A simple drill works well here. Pick random squares and name their color. Then list the neighboring king moves from that square. Then list the legal knight jumps. Spend five minutes on this several times a week and coordinates start to feel automatic instead of slow.
Learn to update, not just remember
One common mistake in chess visualization training is treating memory as the only issue. The bigger issue is usually updating. A player remembers the starting position well enough, but after three forcing moves the picture collapses.
To train updating, use very short move sequences. Set a position, look at it for ten seconds, then look away and play through two or three moves in your head. After that, describe the final position in words before checking the board. Keep the sequences short at first. Accuracy matters more than heroics.
The useful question is not "Did I get the whole line right?" The useful question is "Exactly where did the picture break?" Maybe you forgot a recapture. Maybe you left a rook on the wrong file. Maybe you saw the tactic but lost the pawn structure. Those details tell you what to train next.
Use verbal description to sharpen the picture
A surprisingly effective method is to describe positions out loud or in writing. For example: White king on g1, queen on c2, rook on e1, bishop on d3, knight on f5, black king on h8, g-pawn advanced, dark squares weakened.
This slows you down in a helpful way. Instead of glancing vaguely and assuming you understand the position, you are forced to organize the board. Club players often discover that their mental picture is much less precise than they thought. That discovery is progress, not failure.
Why blindfold chess helps without becoming the whole goal
Blindfold chess is one of the clearest forms of chess visualization training because it removes the crutch of constant visual checking. But many players make it too dramatic. They imagine that the goal must be a full blindfold game from the opening, which is usually far too hard and not especially efficient.
A better approach is to use blindfold chess in small doses. Solve short tactics mentally. Replay a miniature without moving the pieces. Visualize a simple endgame for a few moves. If you want a structured place to practice this skill, IgniteChess has a blindfold training feature at Blindfold chess training
That kind of training is practical because it isolates the skill you actually want: holding the board together while calculating.
A realistic weekly routine for chess visualization training
Most club players do not need long sessions. They need clean sessions.

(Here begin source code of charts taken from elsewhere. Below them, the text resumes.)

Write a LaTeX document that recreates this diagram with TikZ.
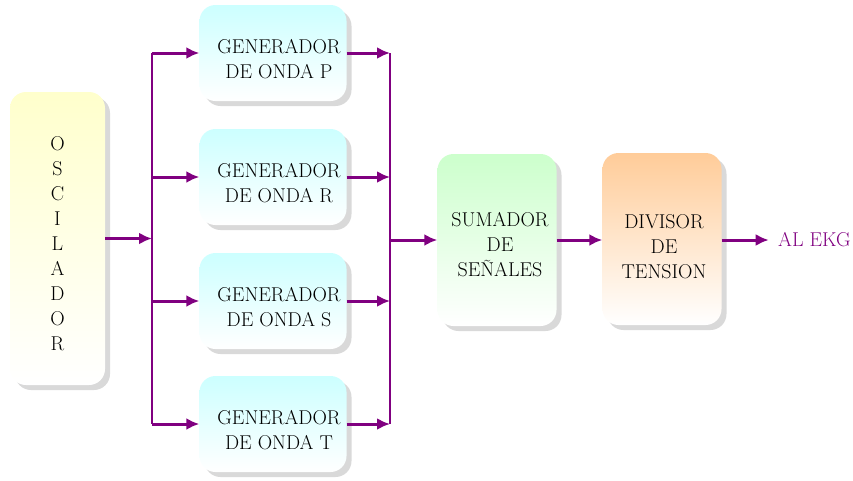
\documentclass[tikz,border=0pt]{standalone}
\usepackage{tikz}
\usetikzlibrary{arrows.meta,shadows}
\definecolor{morado}{HTML}{800080}

\begin{document}
\begin{tikzpicture}[x=1pt,y=-1pt,
  bloque/.style={rounded corners=16pt,shading=axis,bottom color=white,inner sep=0pt,
    drop shadow={shadow xshift=5pt,shadow yshift=-5pt,fill=black!15,opacity=1}},
  rot/.style={align=center,inner sep=0pt,font=\fontsize{20}{25}\selectfont},
  gen/.style={bloque,top color=cyan!20,minimum width=147pt,minimum height=96pt},
  flecha/.style={draw=morado,line width=3pt,-{Latex[length=13pt,width=12pt]}},
  bus/.style={draw=morado,line width=2pt}]
\useasboundingbox (0,0) rectangle (853,480);
\node[bloque,top color=yellow!20,minimum width=95pt,minimum height=293pt,
  label={[rot,yshift=-5pt]center:{O\\S\\C\\I\\L\\A\\D\\O\\R}}] (osc) at (57.5,238.5) {};
\foreach \o/\y in {P/53,R/177,S/301,T/424}
  \node[gen,label={[rot,xshift=6pt,yshift=-6pt]center:{GENERADOR\\DE ONDA \o}}] (\o) at (273,\y) {};
\node[bloque,top color=green!20,minimum width=119pt,minimum height=172pt,
  label={[rot,xshift=3pt,yshift=-5pt]center:{SUMADOR\\DE\\SE\~NALES}}] (sum) at (497,240) {};
\node[bloque,top color=orange!40,minimum width=119pt,minimum height=172pt,
  label={[rot,xshift=2pt,yshift=-8pt]center:{DIVISOR\\DE\\TENSION}}] (div) at (662,239) {};
\node[rot,anchor=west,text=morado] (ekg) at (778,240) {AL EKG};
% buses
\coordinate (iP) at (152,53);\coordinate (iT) at (152,424);
\coordinate (dP) at (390,53);\coordinate (dT) at (390,424);
\draw[bus](iP)--(iT)(dP)--(dT);
\draw[flecha](osc.east)--(iP|-osc.east);
\foreach \g in {P,R,S,T}{
  \draw[flecha](iP|-\g.west)--(\g.west);
  \draw[flecha](\g.east)--(dP|-\g.east);
}
\draw[flecha](dP|-sum.west)--(sum.west);
\draw[flecha](sum.east)--(div.west|-sum.east);
\draw[flecha](div.east|-ekg.west)--++(47,0);
\end{tikzpicture}
\end{document}
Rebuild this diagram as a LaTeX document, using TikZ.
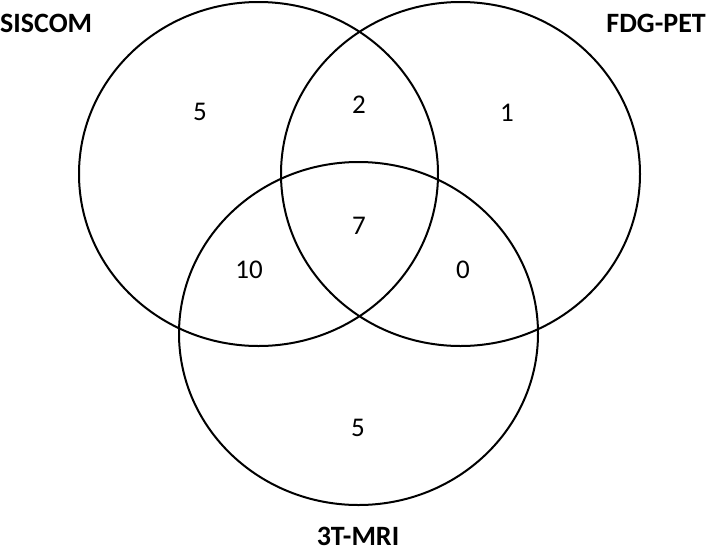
\documentclass[tikz,border=0pt]{standalone}
\usepackage{fontspec}
\setmainfont{Carlito}
\begin{document}
\begin{tikzpicture}[x=1pt,y=-1pt,
  ring/.style={draw=black,line width=2pt},
  num/.style={font=\fontsize{27}{30}\selectfont,inner sep=0pt},
  lab/.style={font=\fontsize{28}{30}\selectfont\bfseries,inner sep=0pt}]
\useasboundingbox (0,0) rectangle (709,552);
\draw[ring] (258.5,174) ellipse [x radius=179.5, y radius=172];
\draw[ring] (460.5,174) ellipse [x radius=179.5, y radius=172];
\draw[ring] (358.5,333.5) ellipse [x radius=179.5, y radius=171.5];
\node[lab,anchor=base west] (siscom) at (0,32) {SISCOM};
\node[lab,anchor=base east] (fdg) at (706,32) {FDG-PET};
\node[lab,anchor=base] (mri) at (358,545) {3T-MRI};
\node[num,anchor=base] (a) at (200,120) {5};
\node[num,anchor=base] (ab) at (359,113) {2};
\node[num,anchor=base] (b) at (507,121) {1};
\node[num,anchor=base] (abc) at (359,234) {7};
\node[num,anchor=base] (ac) at (249,278) {10};
\node[num,anchor=base] (bc) at (463,278) {0};
\node[num,anchor=base] (c) at (358,436) {5};
\end{tikzpicture}
\end{document}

Try this routine three or four times per week:
1. Five minutes of square-color, king-move, and knight-jump drills. 2. Ten minutes of short calculation exercises where you look away after the starting position and calculate two to five half-moves. 3. Ten minutes of blindfold chess puzzles or board-free tactical visualization. 4. Five minutes reviewing where your mental picture became inaccurate.
This is enough to build progress if you stay consistent. The review phase matters because it keeps your training honest. If you only check whether the final move was right, you miss the real weakness. If you inspect where the picture broke, you begin to improve much faster.
Common mistakes that slow improvement
The biggest mistake is trying to visualize lines that are much too long. When the task is too difficult, you end up reinforcing fog instead of clarity. The second mistake is moving too quickly. Visualization is not speed reading. Slow and precise is better than fast and sloppy.
Another common mistake is separating visualization from practical chess. If you train calculation but never compare it to your own games, the skill grows more slowly. After each serious game, review one or two moments where you miscalculated and ask what failed. Did you ignore candidate moves? Did you forget a defender? Did your mental board distort after an exchange? Those answers usually point directly at the next drill you need.
How better visualization changes your games
Improved chess visualization does more than make puzzle training feel easier. It helps you stay calm in sharp positions. It makes endgames cleaner because you can track races and piece activity without confusion. It improves tactical conversion because you can hold the final position in mind instead of calculating until the picture dissolves.
Most importantly, it reduces the number of positions where you had the right idea but could not trust your own calculation. That is a major barrier for club players.
If you want to improve chess visualization, do not chase a flashy end result. Train the smaller skills that create it: square familiarity, accurate updating, verbal clarity, and short blindfold calculation. Over time, the board in your mind becomes steadier. Once that happens, your practical chess improves with it.
Chess visualization training works best when it is modest, repeatable, and honest. That is good news, because those are exactly the kinds of habits that club players can build.